When I got married, I was still very much a child. I had no idea what it meant to live with my significant other, day in, day out, and make it work. I had yet to learn that getting married and being married were two very different things.
Like most newlyweds, I had high expectations for the future. "Wedded bliss" became my personal mantra.
Marriage- hard work? Maybe for other people, but surely not for us. We were best friends! We were in love! Besides, we both came from intact, functional families, which I believed somehow exempted us from the normal struggles of learning to cohabit.
But of course, effortless marital harmony is a fairytale.... Differences of opinion surface, feelings are hurt, and the inevitable First Fight happens.
I don't recall what our first fight was about; I only know I was angry for days until I finally spoke my piece, my husband spoke his, we apologized... and it was over.

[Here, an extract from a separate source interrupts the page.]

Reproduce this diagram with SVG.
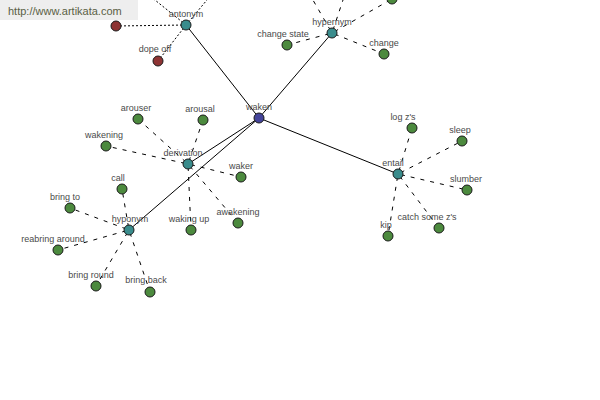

Since that first argument, I've wondered: how do we fight so civilly? What keeps us in a good place most of the time? And when we do argue, how do we come out of it still in love and respecting one another? I attribute it to six fundamental "ground rules" at play in our relationship:
1) Mutual respect is our number one guiding principle. We never name-call; no cheap cuts or low blows allowed. We come to every conversation believing that the other is both smart and good, even when we're on opposite sides of an issue. It's not always easy in the midst of strong emotion, but choosing to uphold our value of respect makes it easier. At the end of an argument, we're left with no regrets.
2) We see ourselves as a team. In Tai Chi, we're taught that by aligning ourselves with our opponent's energy, we end up on the same side, moving together in the same direction with little or no resistance. When you adopt this strategy in marriage, you seldom find yourself in opposition with your spouse. You also find yourself growing and moving through life together more easily. Whether parenting, making decisions at home, working, or socializing, we're each other's biggest fan and ally.
3) We take our complaints to the source. This is a big one.... We make a point of never griping about each other to other people. If I have a problem with him, I take it up with him, and he pays me the same courtesy. Knowing he's got my back and I have his continues to feed the trust and respect we have for one another.
4) We give each other room to be real. Everyone needs an outlet where they can speak their mind, uncensored. Some days are great, and some just plain stink. We give each other the space to vent, free of judgment, about our day, other people, or the world in general, knowing it won't be used against us in a moment of vulnerability. In our house, what's shared in the kitchen stays in the kitchen.
5) We're intentionally present for each other. When we're talking, we look each other in the eye and listen to what the other has to say. It's such a simple gesture, but it means so much. When someone looks at you while you're sharing how you feel and nods in response without trying to shame you for it, it's the most validating thing in the world. Most people don't know how to really listen... but it's a skill well worth developing.
6) We remind each other that our grass is the greenest. Kindness, respect, and putting each other first make it easy to feel warmly towards each other and see each other's best on a daily basis. There is no perfect, but we often tell each other how grateful we are for our life together. There's nothing like a dose of gratitude to put a challenging day in perspective.
We're not perfect, and there is no "right way"... this is just our way, and we've still got a lot to learn! How do you keep your relationships going strong?